Heading to my gate, I passed a fast-food restaurant. Bored kids and other stray passengers gathered around a widescreen TV, which featured a dancing cartoon hamburger and talking french fries. “Waka waka waka!” cried the hamburger in my good friend John D’s voice. “Oui-ka Oui-ka Oui-ka” retorted the pomme de terre, which sounded suspiciously like one of my other colleagues doing a sorry French accent. “So they do it on the side, too!” I gasped, wondering just how many of my colleagues’ voices were also gainfully employed.

My charter flight to warmer climes featured one of those cheesy in-flight promo videos. This one was especially excruciating to sit through because I had to endure 20 minutes of my own voice. “Well tell us about those Mallorcans, George!” my voice gushed over scenes of nubile teens and golden beaches. I can’t remember doing anything like that, I thought, scrunching down into my seat. When the stewardess came around with the beverage cart, I thought it best to indicate my choice by pointing.

Germany is a great place to get voice-over work. It is the land of subtitles and honey, so to speak. This is not only owing to the native’s desire to dub Hollywood blockbusters and old Married with Children and Who’s the Boss? reruns badly into German, it also is because they enjoy dubbing already-dubbed films and TV shows back into English as well. Almost anything you can think of must be recorded in both German and English as a matter of course: training CD-ROMS for Siemens and BMW; Internet characters and video games; haircare product commercials and English instructional tapes for kindergartners.

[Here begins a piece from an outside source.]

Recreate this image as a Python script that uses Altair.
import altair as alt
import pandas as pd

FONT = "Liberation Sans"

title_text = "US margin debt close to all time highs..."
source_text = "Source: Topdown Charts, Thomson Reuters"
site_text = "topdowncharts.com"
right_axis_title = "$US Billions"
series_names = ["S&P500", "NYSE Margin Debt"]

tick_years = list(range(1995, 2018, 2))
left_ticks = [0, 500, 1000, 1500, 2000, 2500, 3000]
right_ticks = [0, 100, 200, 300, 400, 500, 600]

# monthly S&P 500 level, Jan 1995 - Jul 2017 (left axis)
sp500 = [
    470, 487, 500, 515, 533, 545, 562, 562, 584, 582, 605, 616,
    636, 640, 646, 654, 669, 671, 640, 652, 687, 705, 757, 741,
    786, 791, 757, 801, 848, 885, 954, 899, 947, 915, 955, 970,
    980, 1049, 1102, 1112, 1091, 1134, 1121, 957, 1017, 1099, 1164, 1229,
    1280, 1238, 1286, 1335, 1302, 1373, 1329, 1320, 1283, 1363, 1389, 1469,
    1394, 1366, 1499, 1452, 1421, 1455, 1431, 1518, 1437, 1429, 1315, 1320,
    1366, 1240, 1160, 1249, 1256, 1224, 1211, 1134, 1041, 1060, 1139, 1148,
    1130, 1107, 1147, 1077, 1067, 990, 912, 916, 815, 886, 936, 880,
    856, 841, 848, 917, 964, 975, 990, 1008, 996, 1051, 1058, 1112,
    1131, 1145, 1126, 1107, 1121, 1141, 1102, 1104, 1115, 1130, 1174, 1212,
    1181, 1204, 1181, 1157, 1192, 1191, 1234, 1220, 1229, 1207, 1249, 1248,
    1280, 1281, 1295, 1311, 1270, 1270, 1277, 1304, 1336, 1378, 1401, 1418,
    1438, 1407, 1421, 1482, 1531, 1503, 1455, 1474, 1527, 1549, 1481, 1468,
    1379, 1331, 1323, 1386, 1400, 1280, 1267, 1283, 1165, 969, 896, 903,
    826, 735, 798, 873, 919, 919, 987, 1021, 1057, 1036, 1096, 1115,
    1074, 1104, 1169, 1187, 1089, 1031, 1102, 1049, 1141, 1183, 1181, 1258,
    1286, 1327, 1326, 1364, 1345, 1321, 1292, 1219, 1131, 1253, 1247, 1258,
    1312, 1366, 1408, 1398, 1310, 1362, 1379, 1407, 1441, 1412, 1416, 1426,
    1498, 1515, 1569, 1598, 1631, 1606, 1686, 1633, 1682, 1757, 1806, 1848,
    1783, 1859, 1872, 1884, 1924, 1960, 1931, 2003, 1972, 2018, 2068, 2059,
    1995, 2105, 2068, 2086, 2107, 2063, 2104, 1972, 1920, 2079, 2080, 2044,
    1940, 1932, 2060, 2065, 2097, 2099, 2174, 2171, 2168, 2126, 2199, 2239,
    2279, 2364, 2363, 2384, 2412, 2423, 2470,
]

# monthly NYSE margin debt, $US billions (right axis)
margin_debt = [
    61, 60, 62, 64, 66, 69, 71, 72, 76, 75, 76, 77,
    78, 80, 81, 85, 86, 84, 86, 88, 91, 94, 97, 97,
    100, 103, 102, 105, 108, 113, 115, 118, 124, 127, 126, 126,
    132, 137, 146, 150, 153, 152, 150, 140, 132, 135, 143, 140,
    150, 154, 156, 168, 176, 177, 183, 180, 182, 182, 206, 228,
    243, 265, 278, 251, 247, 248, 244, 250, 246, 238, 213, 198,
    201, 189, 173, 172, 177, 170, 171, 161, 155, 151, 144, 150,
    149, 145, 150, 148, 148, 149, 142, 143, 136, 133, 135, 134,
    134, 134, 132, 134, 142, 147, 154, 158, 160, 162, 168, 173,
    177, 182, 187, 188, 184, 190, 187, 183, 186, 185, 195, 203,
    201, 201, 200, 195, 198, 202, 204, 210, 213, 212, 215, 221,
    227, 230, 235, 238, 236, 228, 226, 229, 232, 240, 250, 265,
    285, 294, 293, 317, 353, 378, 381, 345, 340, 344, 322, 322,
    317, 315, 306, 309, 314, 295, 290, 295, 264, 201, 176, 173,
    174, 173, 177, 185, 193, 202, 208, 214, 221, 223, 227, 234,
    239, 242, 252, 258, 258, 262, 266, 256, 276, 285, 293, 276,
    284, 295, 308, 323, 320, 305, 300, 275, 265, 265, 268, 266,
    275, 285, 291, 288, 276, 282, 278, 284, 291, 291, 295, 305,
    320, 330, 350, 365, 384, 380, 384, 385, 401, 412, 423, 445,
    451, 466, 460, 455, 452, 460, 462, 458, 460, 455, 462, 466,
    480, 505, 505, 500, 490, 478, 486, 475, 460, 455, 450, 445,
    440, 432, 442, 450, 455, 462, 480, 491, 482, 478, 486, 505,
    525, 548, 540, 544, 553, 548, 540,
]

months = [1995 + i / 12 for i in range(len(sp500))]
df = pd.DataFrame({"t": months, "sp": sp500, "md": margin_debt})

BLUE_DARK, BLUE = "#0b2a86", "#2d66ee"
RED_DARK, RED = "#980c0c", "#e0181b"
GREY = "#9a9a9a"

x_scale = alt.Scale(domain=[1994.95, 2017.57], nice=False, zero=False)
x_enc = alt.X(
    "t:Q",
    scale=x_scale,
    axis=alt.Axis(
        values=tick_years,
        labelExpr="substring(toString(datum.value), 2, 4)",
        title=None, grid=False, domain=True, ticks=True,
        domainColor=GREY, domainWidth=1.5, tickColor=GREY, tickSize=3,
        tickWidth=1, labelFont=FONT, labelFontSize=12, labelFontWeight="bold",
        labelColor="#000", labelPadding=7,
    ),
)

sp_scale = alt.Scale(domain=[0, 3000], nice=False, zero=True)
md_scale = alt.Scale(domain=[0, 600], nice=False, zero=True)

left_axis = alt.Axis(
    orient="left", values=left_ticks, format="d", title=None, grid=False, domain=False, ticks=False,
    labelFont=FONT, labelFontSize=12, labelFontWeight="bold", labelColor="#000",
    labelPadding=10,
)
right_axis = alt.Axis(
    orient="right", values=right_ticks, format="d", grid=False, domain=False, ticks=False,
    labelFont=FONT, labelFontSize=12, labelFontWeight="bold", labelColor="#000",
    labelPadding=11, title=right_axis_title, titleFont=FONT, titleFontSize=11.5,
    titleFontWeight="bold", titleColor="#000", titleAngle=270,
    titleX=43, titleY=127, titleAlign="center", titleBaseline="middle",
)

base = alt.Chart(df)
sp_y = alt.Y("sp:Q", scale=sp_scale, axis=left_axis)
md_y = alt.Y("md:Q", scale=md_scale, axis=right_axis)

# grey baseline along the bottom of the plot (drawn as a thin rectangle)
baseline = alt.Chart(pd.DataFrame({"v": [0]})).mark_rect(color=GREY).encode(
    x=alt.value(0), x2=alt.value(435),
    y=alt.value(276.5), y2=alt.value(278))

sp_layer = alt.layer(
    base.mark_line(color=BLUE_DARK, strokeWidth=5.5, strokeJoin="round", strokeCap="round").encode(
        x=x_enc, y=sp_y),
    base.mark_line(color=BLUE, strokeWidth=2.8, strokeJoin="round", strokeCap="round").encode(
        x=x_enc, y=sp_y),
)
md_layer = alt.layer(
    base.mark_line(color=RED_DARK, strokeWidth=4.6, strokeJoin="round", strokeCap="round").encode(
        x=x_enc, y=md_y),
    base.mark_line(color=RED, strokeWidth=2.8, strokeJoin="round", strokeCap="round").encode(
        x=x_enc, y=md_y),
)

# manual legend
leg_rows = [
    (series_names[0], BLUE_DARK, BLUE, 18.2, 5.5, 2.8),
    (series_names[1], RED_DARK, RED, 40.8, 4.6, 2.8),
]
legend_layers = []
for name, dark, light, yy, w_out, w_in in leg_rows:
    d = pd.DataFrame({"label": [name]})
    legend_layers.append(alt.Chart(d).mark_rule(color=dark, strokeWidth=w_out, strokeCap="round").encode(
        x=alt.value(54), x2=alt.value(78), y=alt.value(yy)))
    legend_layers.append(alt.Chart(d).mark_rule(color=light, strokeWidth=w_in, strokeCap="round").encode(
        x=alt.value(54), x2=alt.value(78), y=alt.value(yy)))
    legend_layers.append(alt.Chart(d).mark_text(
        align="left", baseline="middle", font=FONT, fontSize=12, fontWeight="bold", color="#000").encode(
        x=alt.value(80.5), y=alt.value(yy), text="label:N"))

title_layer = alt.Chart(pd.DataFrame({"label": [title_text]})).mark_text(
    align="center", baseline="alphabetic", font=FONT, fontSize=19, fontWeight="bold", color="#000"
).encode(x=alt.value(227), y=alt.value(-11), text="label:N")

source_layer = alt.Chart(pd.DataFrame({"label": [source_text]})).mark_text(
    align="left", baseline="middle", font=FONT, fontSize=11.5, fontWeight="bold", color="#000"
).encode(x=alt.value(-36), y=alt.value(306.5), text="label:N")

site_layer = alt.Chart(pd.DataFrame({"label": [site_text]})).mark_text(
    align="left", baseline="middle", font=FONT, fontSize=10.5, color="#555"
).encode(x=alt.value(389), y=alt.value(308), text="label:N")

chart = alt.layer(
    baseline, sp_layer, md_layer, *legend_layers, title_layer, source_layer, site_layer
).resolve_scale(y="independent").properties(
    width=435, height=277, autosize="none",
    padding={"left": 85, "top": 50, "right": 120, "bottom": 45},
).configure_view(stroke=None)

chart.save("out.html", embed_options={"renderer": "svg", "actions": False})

As ace radio reporters for the Voice of Germany in Cologne (Deutsche Welle headquarters)—a building with 30 floors and hundreds of employees speaking 34 major world languages—my colleagues and I were sitting targets for desperate big- and small-time producers who frantically sought anybody to lend their native English voices to various last-minute productions. We made them pay. Okay, maybe not as much as James Earl Jones earned for doing those three words for Ted Turner—“THIS IS CNN!”—but synchronization, dubbing and voiceover work is a lucrative enough profession that many choose to give up their existing day jobs to do it full time.

One of the best jobs I’ve ever had was providing the American female voice for the “Offroad Navigation Onboard System” found in Range Rovers. My friend John did the American male voice. We had a blast saying things like, “turn right, head North by Northeast, you have arrived at your destination point.” “Okay, so why can’t we say it in a sexy voice now?” I asked the producer, who produced CDs of Bible stories for children and didn’t appear to be amused. “You have arrived (gasp, gasp) at your DES-ti-NA-tion point, baby!” I oozed. John and I thought the driver should have a choice of American characters, just to remind him of home, so we goofed around doing Gilligan and Maryann and I was also pretty good at imitating a nagging wife. “You always get lost George, why don’t you just give up?” Voice jobs aren’t just well paid for relatively easy work. They’re fun and the producers usually feed us, too.

I once got an offer to dub a pornographic film into English. If you can forget about why anybody would even need to do a porno film in more than one language, then the next concern when considering this kind of job would be whether or not it could hurt your career in the future. “I wouldn’t do it,” my mom warned me when I asked her advice. “What if you run for President someday and your opponent digs this thing up?” Though I have no plans to start a career in politics, I decided they couldn’t pay me enough to dub porn.

Even though I don’t see my pals back in Cologne as often as I’d like to, they’re still all around me in a veritable soundscape of unexpected but joyful “reunions”—on buses, in train stations, online. I still do the occasional voice job when I can and I am still hoping for that elusive big break that will allow me to retire early. I would love to be that lady in your dashboard who you just can’t get away from. “Door ajar.” Beep, Beep. “Door ajar.” Beep, Beep. “Door ajar.”